Why is it so hard to look at all that’s good in this beautiful child and realize she’s not so bad after all? God’s really laid this on my heart big time lately. Maybe it’s because I’m seeing time slip by so fast and before I know it she will be all grown up, or could it just be that God wants me to see this sin.
“My brothers and sisters, believers in our glorious Lord Jesus Christ must not show favoritism. 2 Suppose a man comes into your meeting wearing a gold ring and fine clothes, and a poor man in filthy old clothes also comes in. 3 If you show special attention to the man wearing fine clothes and say, “Here’s a good seat for you,” but say to the poor man, “You stand there” or “Sit on the floor by my feet,” 4 have you not discriminated among yourselves and become judges with evil thoughts?
5 Listen, my dear brothers and sisters: Has not God chosen those who are poor in the eyes of the world to be rich in faith and to inherit the kingdom he promised those who love him? 6 But you have dishonored the poor. Is it not the rich who are exploiting you? Are they not the ones who are dragging you into court? 7 Are they not the ones who are blaspheming the noble name of him to whom you belong?
8 If you really keep the royal law found in Scripture, “Love your neighbor as yourself,”a] you are doing right. 9 But if you show favoritism, you sin and are convicted by the law as lawbreakers. 10 For whoever keeps the whole law and yet stumbles at just one point is guilty of breaking all of it. 11 For he who said, “You shall not commit adultery,”b] also said, “You shall not murder.”c] If you do not commit adultery but do commit murder, you have become a lawbreaker.
12 Speak and act as those who are going to be judged by the law that gives freedom, 13 because judgment without mercy will be shown to anyone who has not been merciful. Mercy triumphs over judgment.” James 2:1-13
I had someone mention something the other day. “These are not our children. These children were given to us on loan, by God, So that we can help Him further His kingdom.” This hit me in a weird way. I can’t explain how it felt. This weird sensation that you may get, like I knew exactly who it was meant for and what it meant. So if i’m treating Celie unfairly I’m committing murder just as someone who lusts commits adultery. This is not furthering Christs Kingdom. I’m only damaging it. We dont choose our children. God does. God gave me Celie for reason. God made Celie for who she is.
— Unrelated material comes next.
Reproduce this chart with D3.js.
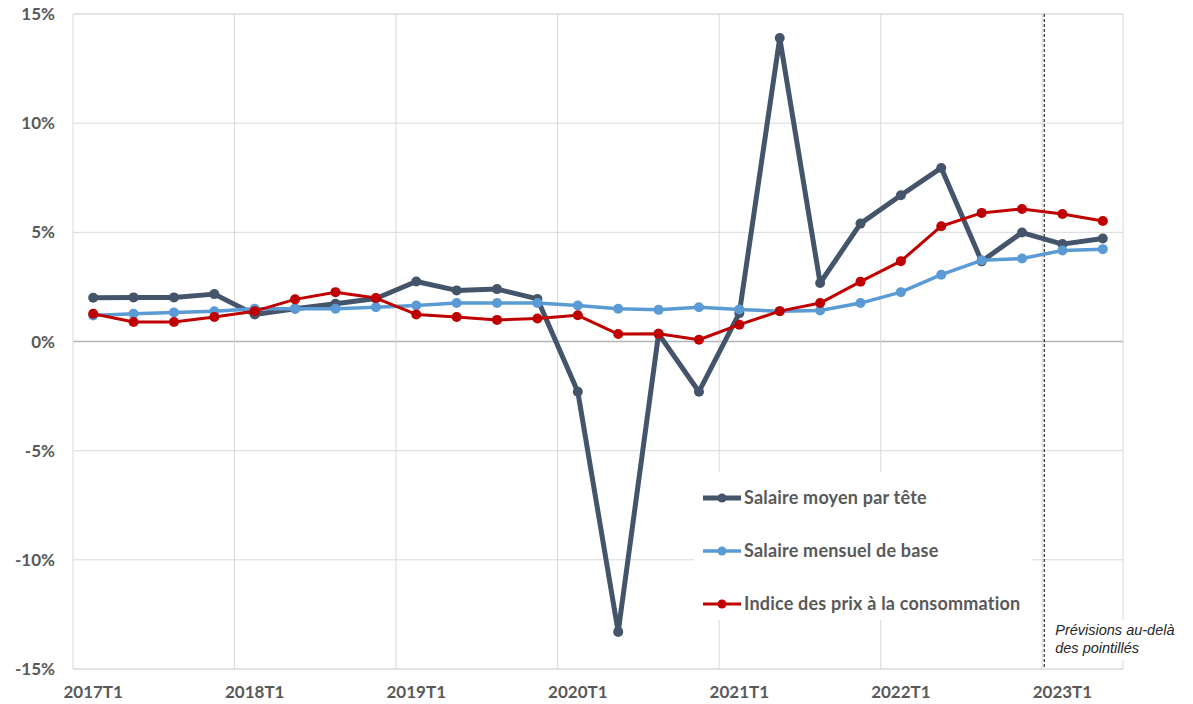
<!DOCTYPE html>
<html>
<head>
<meta charset="utf-8">
<script src="https://cdn.jsdelivr.net/npm/d3@7"></script>
<style>
  body { margin: 0; background: #fff; }
  svg { display: block; }
</style>
</head>
<body>
<script>
// data
const quarters = ['2017T1','2017T2','2017T3','2017T4','2018T1','2018T2','2018T3','2018T4',
  '2019T1','2019T2','2019T3','2019T4','2020T1','2020T2','2020T3','2020T4',
  '2021T1','2021T2','2021T3','2021T4','2022T1','2022T2','2022T3','2022T4','2023T1','2023T2'];
const salaireMoyen = [2.0, 2.02, 2.02, 2.17, 1.24, 1.5, 1.73, 1.97, 2.75, 2.34, 2.4, 1.95,
  -2.3, -13.3, 0.35, -2.3, 1.3, 13.9, 2.68, 5.4, 6.7, 7.95, 3.67, 4.99, 4.46, 4.72];
const salaireBase = [1.19, 1.27, 1.33, 1.38, 1.5, 1.5, 1.5, 1.57, 1.65, 1.76, 1.76, 1.76,
  1.65, 1.5, 1.45, 1.57, 1.47, 1.39, 1.42, 1.76, 2.26, 3.06, 3.72, 3.8, 4.17, 4.23];
const ipc = [1.27, 0.89, 0.89, 1.12, 1.39, 1.93, 2.26, 1.99, 1.24, 1.12, 0.99, 1.05,
  1.2, 0.34, 0.35, 0.08, 0.77, 1.39, 1.76, 2.74, 3.68, 5.28, 5.89, 6.07, 5.84, 5.52];
const yTicks = [-15, -10, -5, 0, 5, 10, 15];
const xTickLabels = ['2017T1','2018T1','2019T1','2020T1','2021T1','2022T1','2023T1'];
const forecastStart = '2023T1';
const seriesNames = ['Salaire moyen par tête', 'Salaire mensuel de base', 'Indice des prix à la consommation'];
const noteLines = ['Prévisions au-delà', 'des pointillés'];

const width = 1193, height = 704;
const margin = { top: 14, right: 70, bottom: 35, left: 73 };
const font = 'Lato, "Open Sans", sans-serif';
const textGrey = '#595959';

const series = [
  { name: seriesNames[0], values: salaireMoyen, color: '#44546a', width: 5, r: 5 },
  { name: seriesNames[1], values: salaireBase, color: '#5b9bd5', width: 3.5, r: 5 },
  { name: seriesNames[2], values: ipc, color: '#c00000', width: 3, r: 5 }
];

const svg = d3.select('body').append('svg')
  .attr('width', width)
  .attr('height', height);

const x = d3.scaleBand()
  .domain(quarters)
  .range([margin.left, width - margin.right]);
const cx = d => x(d) + x.bandwidth() / 2;

const y = d3.scaleLinear()
  .domain([-15, 15])
  .range([height - margin.bottom, margin.top]);

// horizontal gridlines
svg.append('g')
  .selectAll('line')
  .data(yTicks)
  .join('line')
  .attr('x1', margin.left)
  .attr('x2', width - margin.right)
  .attr('y1', d => y(d))
  .attr('y2', d => y(d))
  .attr('stroke', d => d === 0 ? '#b4b4b4' : '#d9d9d9')
  .attr('stroke-width', d => d === 0 ? 1.5 : 1);

// vertical gridlines between years
const yearBounds = quarters.filter((q, i) => i > 0 && q.endsWith('T1'));
svg.append('g')
  .selectAll('line')
  .data(yearBounds)
  .join('line')
  .attr('x1', d => x(d))
  .attr('x2', d => x(d))
  .attr('y1', y(15))
  .attr('y2', y(-15))
  .attr('stroke', '#d9d9d9')
  .attr('stroke-width', 1);

// plot frame
svg.append('rect')
  .attr('x', margin.left)
  .attr('y', y(15))
  .attr('width', width - margin.right - margin.left)
  .attr('height', y(-15) - y(15))
  .attr('fill', 'none')
  .attr('stroke', '#d9d9d9')
  .attr('stroke-width', 1);

// y axis labels
svg.append('g')
  .selectAll('text')
  .data(yTicks)
  .join('text')
  .attr('x', 55)
  .attr('y', d => y(d))
  .attr('dy', '0.36em')
  .attr('text-anchor', 'end')
  .attr('font-family', font)
  .attr('font-weight', 'bold')
  .attr('font-size', 17)
  .attr('fill', textGrey)
  .text(d => d + '%');

// x axis labels
svg.append('g')
  .selectAll('text')
  .data(xTickLabels)
  .join('text')
  .attr('x', d => cx(d))
  .attr('y', 698)
  .attr('text-anchor', 'middle')
  .attr('font-family', font)
  .attr('font-weight', 'bold')
  .attr('font-size', 17)
  .attr('fill', textGrey)
  .text(d => d);

// legend box (white, hides the gridlines behind)
const legend = svg.append('g');
legend.append('rect')
  .attr('x', 694)
  .attr('y', 472)
  .attr('width', 338)
  .attr('height', 148)
  .attr('fill', '#fff');

// forecast dashed line
svg.append('line')
  .attr('x1', x(forecastStart) + 2)
  .attr('x2', x(forecastStart) + 2)
  .attr('y1', y(15))
  .attr('y2', y(-15))
  .attr('stroke', '#000')
  .attr('stroke-width', 1)
  .attr('stroke-dasharray', '3,2');

// lines and markers
const line = d3.line()
  .x((d, i) => cx(quarters[i]))
  .y(d => y(d));

series.forEach(s => {
  const g = svg.append('g');
  g.append('path')
    .datum(s.values)
    .attr('d', line)
    .attr('fill', 'none')
    .attr('stroke', s.color)
    .attr('stroke-width', s.width)
    .attr('stroke-linejoin', 'round');
  g.selectAll('circle')
    .data(s.values)
    .join('circle')
    .attr('cx', (d, i) => cx(quarters[i]))
    .attr('cy', d => y(d))
    .attr('r', s.r)
    .attr('fill', s.color);
});

// legend entries
series.forEach((s, i) => {
  const ly = 498 + i * 53;
  legend.append('line')
    .attr('x1', 703).attr('x2', 741)
    .attr('y1', ly).attr('y2', ly)
    .attr('stroke', s.color)
    .attr('stroke-width', s.width);
  legend.append('circle')
    .attr('cx', 722).attr('cy', ly)
    .attr('r', 4.5)
    .attr('fill', s.color);
  legend.append('text')
    .attr('x', 744)
    .attr('y', ly)
    .attr('dy', '0.36em')
    .attr('font-family', font)
    .attr('font-weight', 'bold')
    .attr('font-size', 18)
    .attr('letter-spacing', 0.2)
    .attr('fill', textGrey)
    .text(s.name);
});

// note about forecasts
const note = svg.append('g');
note.append('rect')
  .attr('x', x(forecastStart) + 4)
  .attr('y', 620)
  .attr('width', 100)
  .attr('height', 40)
  .attr('fill', '#fff');
note.selectAll('text')
  .data(noteLines)
  .join('text')
  .attr('x', x(forecastStart) + 13)
  .attr('y', (d, i) => 635 + i * 18)
  .attr('font-family', '"Liberation Sans", Arial, sans-serif')
  .attr('font-style', 'italic')
  .attr('font-size', 14.5)
  .attr('fill', '#262626')
  .text(d => d);
</script>
</body>
</html>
God placed her in my body to grow and strengthen her and that is what I am here to do.
“Therefore encourage one another and build each other up, just as in fact you are doing.” 1 Thessalonians 5:11
With this week God has opened my eyes. I’ve seen things I’ve never seen before. Celie is absolutely incredible. She’s smart. She absolutely LOVES school. She’s strong. Loves being outside. She’s the best big sister. Her laugh is contagious. She’s brave.
Celie got to test for her first belt in Taekwondo April 8th. Celie is usually afraid of men she is not familiar with. But this girl powered through her kick routine. She cried and it broke my heart but I have never been so proud in my entire life. You can check out her video HERE.
So this past week I’ve been working on how to make up for lost time or to make sure that favoritism doesn’t happen again. Take a look around. You’re laundry will be there tomorrow. For real, just stop. Let her talk to you. Take a ride around the block, ask her questions. Take her for ice cream and let her get whatever she wants. Take lots of pictures and videos. Look at the clouds. Laugh. Play games together. Let her teach you. Give her small tasks like putting the silverware away, or folding wash clothes. Give her some responsibility but let her have fun too. She’s only a child. Kids were put here for us to teach them, but really I think it’s for them to teach us. I’ve learned so much in the last week. Like my needs are much less than her’s. The clock doesn’t wait for you. So show love, kindness, grace, forgiveness. Smile and let them see you happy. Make sure you keep the lines of communication open so that nothing gets lost or unsaid! LOVE YOUR CHILDREN.
My Dear Sweet Celie Ann,
Please forgive me. Please forgive me for the times I spank you out of anger. For the times I yell at you for laughing to loud, because I was annoyed. Please forgive me for saying no to reading books to you when I thought my stuff was more important. My heart hurts because I was selfish. Forgive me for the times you want to help but I say no just because I dont want you to. For not spending more time with you individually because I thought Brice needed me more. Celie, I am so very sorry
Never stop singing! Never stop wanting to read! Never stop loving school! Always love your brother and being with him! Just like you do now! Always be kind, loving, helpful, generous. Never stop laughing!! You’re laugh is so contagious. Never let go of your imagination. You have such an extraordinary Imagination. That will take you great places one day. Celie, you are so smart. You cannot be fooled. Never stop loving church and Sunday school. I love when I’m exhausted and I just want a family day at home and I tell you it’s Sunday you always get excited because you get to go to church. Celie, I could go on for days of thing I never want you to stop doing but the most important things I want you to remember out of all of this. Never stop loving Jesus! Never Stop Loving! and always remember that Mommy ALWAYS love YOU!!!
My precious Daughter I love you with all of my heart!!